And the holiday season begins

Late yesterday afternoon we drove two hours out to my mother’s cabin in the desert where we will be spending the Thanksgiving holiday with a large number of people who think it is perfectly normal to smell their own farts. My sister and her five kids will be here later today, including the twin five-year-old boys whom Leta refers to as Noah and Not Noah, a description only slightly more accurate than what their older brother calls them, You and You Over There. I still cannot tell the twins apart, they are so unbelievably identical, and will usually just give up and scream out, “BOY!” when I want one of them to bring me my beer.
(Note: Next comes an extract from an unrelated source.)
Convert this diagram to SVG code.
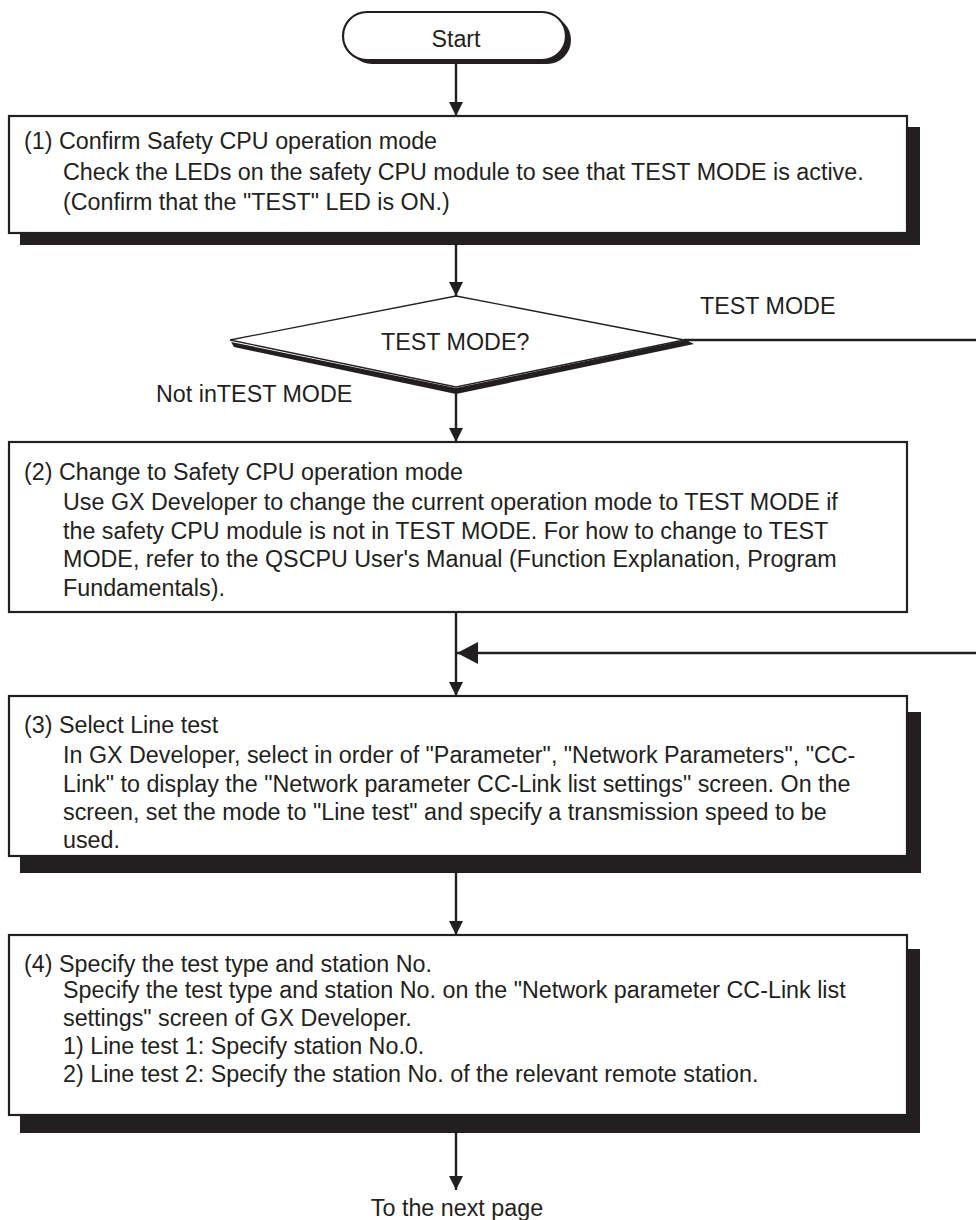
<svg xmlns="http://www.w3.org/2000/svg" width="976" height="1220" viewBox="0 0 976 1220">
<defs>
<style>
text{font-family:"Liberation Sans",Arial,sans-serif;font-size:23.3px;fill:#231f20}
.box{fill:#fff;stroke:#231f20;stroke-width:2.2}
.sh{fill:#231f20}
.ln{fill:none;stroke:#231f20;stroke-width:2.4}
.dia{fill:#fff;stroke:#231f20;stroke-width:1.3}
</style>
<marker id="ah" markerUnits="userSpaceOnUse" markerWidth="16" markerHeight="16" refX="14" refY="7" orient="auto">
<path d="M0,0 L14,7 L0,14 z" fill="#231f20"/>
</marker>
<marker id="ahL" markerUnits="userSpaceOnUse" markerWidth="24" markerHeight="24" refX="21" refY="11" orient="auto">
<path d="M0,0 L21,11 L0,22 z" fill="#231f20"/>
</marker>
</defs>
<g id="connectors">
<line class="ln" x1="456" y1="62" x2="456" y2="116" marker-end="url(#ah)"/>
<line class="ln" x1="456" y1="245" x2="456" y2="296" marker-end="url(#ah)"/>
<line class="ln" x1="456" y1="390" x2="456" y2="442" marker-end="url(#ah)"/>
<line class="ln" x1="456" y1="612" x2="456" y2="696" marker-end="url(#ah)"/>
<line class="ln" x1="684" y1="340" x2="976" y2="340"/>
<line class="ln" x1="976" y1="653" x2="457" y2="653" marker-end="url(#ahL)"/>
<line class="ln" x1="456" y1="873" x2="456" y2="935" marker-end="url(#ah)"/>
<line class="ln" x1="456" y1="1133" x2="456" y2="1190" marker-end="url(#ah)"/>
</g>
<g id="start">
<rect class="sh" x="348" y="16" width="223" height="48" rx="24"/>
<rect class="box" x="343" y="12" width="223" height="48" rx="24"/>
<text x="456" y="46.5" text-anchor="middle">Start</text>
</g>
<g id="step1">
<rect class="sh" x="20" y="127" width="900" height="118"/>
<rect class="box" x="9" y="116" width="898" height="117"/>
<text x="24" y="149">(1) Confirm Safety CPU operation mode</text>
<text x="63" y="180">Check the LEDs on the safety CPU module to see that TEST MODE is active.</text>
<text x="63" y="210">(Confirm that the "TEST" LED is ON.)</text>
</g>
<g id="decision">
<polygon class="sh" points="231,342 456,388 686,340 694,344 456,394 234,347"/>
<polygon class="dia" points="456,296 684,340 456,387 230,340"/>
<text x="381" y="350">TEST MODE?</text>
</g>
<g id="labels">
<text x="700" y="314">TEST MODE</text>
<text x="156" y="402">Not inTEST MODE</text>
<text x="457" y="1216" text-anchor="middle">To the next page</text>
</g>
<g id="step2">
<rect class="box" x="9" y="442" width="898" height="170"/>
<text x="24" y="480">(2) Change to Safety CPU operation mode</text>
<text x="63" y="510">Use GX Developer to change the current operation mode to TEST MODE if</text>
<text x="63" y="539">the safety CPU module is not in TEST MODE. For how to change to TEST</text>
<text x="63" y="567">MODE, refer to the QSCPU User's Manual (Function Explanation, Program</text>
<text x="63" y="596">Fundamentals).</text>
</g>
<g id="step3">
<rect class="sh" x="20" y="712" width="901" height="161"/>
<rect class="box" x="9" y="696" width="898" height="160"/>
<text x="24" y="733">(3) Select Line test</text>
<text x="63" y="763">In GX Developer, select in order of "Parameter", "Network Parameters", "CC-</text>
<text x="63" y="792">Link" to display the "Network parameter CC-Link list settings" screen. On the</text>
<text x="63" y="820">screen, set the mode to "Line test" and specify a transmission speed to be</text>
<text x="63" y="848">used.</text>
</g>
<g id="step4">
<rect class="sh" x="20" y="949" width="900" height="184"/>
<rect class="box" x="9" y="935" width="898" height="180"/>
<text x="24" y="972">(4) Specify the test type and station No.</text>
<text x="63" y="998">Specify the test type and station No. on the "Network parameter CC-Link list</text>
<text x="63" y="1026">settings" screen of GX Developer.</text>
<text x="63" y="1054">1) Line test 1: Specify station No.0.</text>
<text x="63" y="1082">2) Line test 2: Specify the station No. of the relevant remote station.</text>
</g>
</svg>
My cousin GEORGE! is driving up later today as well, and I have major plans to get him drunk on Sprite and see how many aluminum cans he can crush on his forehead before bruising. We haven’t seen GEORGE! in several weeks, so he and Jon have a lot of catching up to do, and that usually involves comparing notes on who in the last week has taken the most satisfying crap. I feel like you should be able to have that conversation with a few good friends in your life, friends who will not judge you for having the need to talk about it in the first place, and I’m glad that Jon has found that in GEORGE! I can’t think of a better reason for cousins to exist, other than maybe having someone to compete against in a burping contest, and that is scheduled for breakfast tomorrow morning.

On the drive up yesterday we tried to get Leta to watch a couple of DVDs, but she was more interested in seeing if she could adequately reproduce the sound a goat would make if its tonsils were being scraped out with a slotted spoon. Chuck was sitting next to her in his little dog bed, and usually when she starts making that noise he hops up and immediately flees the room. Since he was sitting in the back seat of the car he had nowhere to go and so pressed his body as flatly as he could get it up against the door, as far from her bleating as he could get, his ears rigid pancakes against the back of his head. That’s his body language for please, tell me again, why is it not a good idea to eat her?

And then once we got to the cabin he had no idea what to do with himself because there is no cavernous basement here where he can retreat and draw skulls on his paws with permanent marker. He’s looking for direction from us on where he’s allowed to curl up and die, but whenever I point to our room he looks at me like, you’re coming with me right? Last night we stayed up late talking to my mother and step-father, and because Chuck did not want to be alone in the room he sat upright next to me, his nose pressed to my knee in an attempt to hurry me along, like, are you coming now? How about now? Now? By 11 o’clock he was so wasted that he fell asleep while sitting up and listed so far forward that his head hit the coffee table. Knocked him wide awake.

Many good wishes to you and yours this Thanksgiving holiday. Hope you all are eating at a table where the cook has a killer recipe for yams.